Using all of the data to create the control limits in the above chart, two out-of-control situations are revealed: a run above the mean from 1956-1963 and a run below the mean from 1990-1998. If not for 1999, which is slightly above the mean, we would have witnessed 16 consecutive years below the mean. Given the increase in the quality of competition and improvements in golf equipment over the past 80 plus years, it isn’t too surprising that scores have decreased.

The second chart below defines The Masters winning golf scores as two processes, one from 1934 to 1973, and a second 1974 to 2015. Creating two sets of limits does eliminate the out-of-control situations that appeared in the previous chart, but a new out- of-control condition appears on the range chart for 1989. This is the year that Nick Faldo, another Englishman, won his first Masters. After scoring a third-round 77 in the midst of bad weather, he took advantage of Scott Hoch’s now infamous choke, and closed with a fourth round 65. He switched putters before that last round, a fruitful move (to the tune of $200,000). That new putter helped him score the low round of the tournament and sink a birdie putt to win in a sudden death playoff with Hoch.
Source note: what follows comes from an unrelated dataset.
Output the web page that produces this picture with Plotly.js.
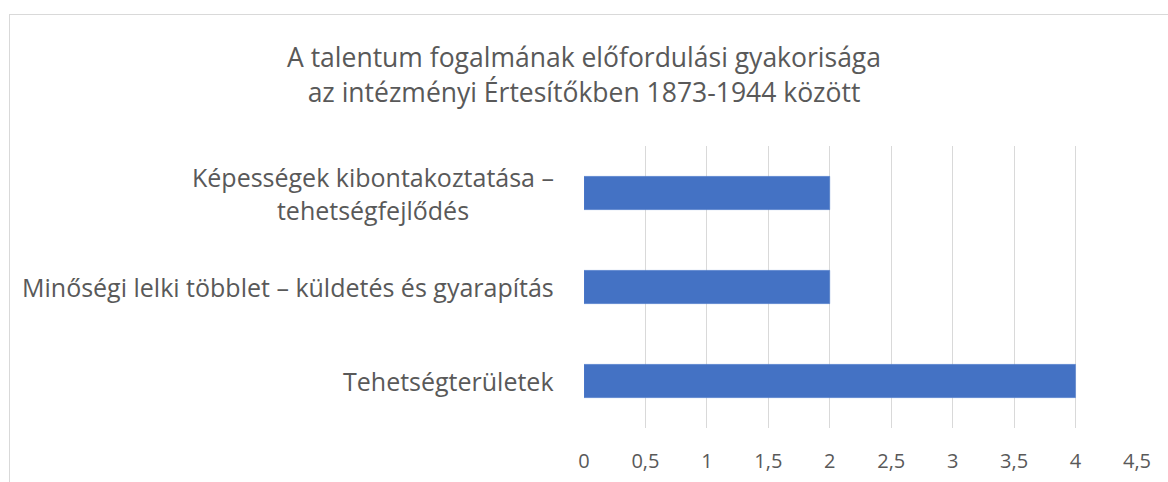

So which control chart appears more useful to you? It likely depends on what question you are trying to answer.

If you are looking for signals in the data so that you can investigate causes of trends, the first chart might be the better choice. Was the Augusta course altered in 1956 in a way that caused scores to go up? Did the introduction of the stainless steel driver cause scores to fall in the early 1990s?

If you want to highlight the overall improvements, both in winning scores and in reduced variation, you might find the second chart useful. Or, it may just be your ticket to that new putter.

3 thoughts on “The Masters: A stable or unstable tradition?

  1. This seems like a good opportunity to use a time-weighted chart to look more closely at the shift.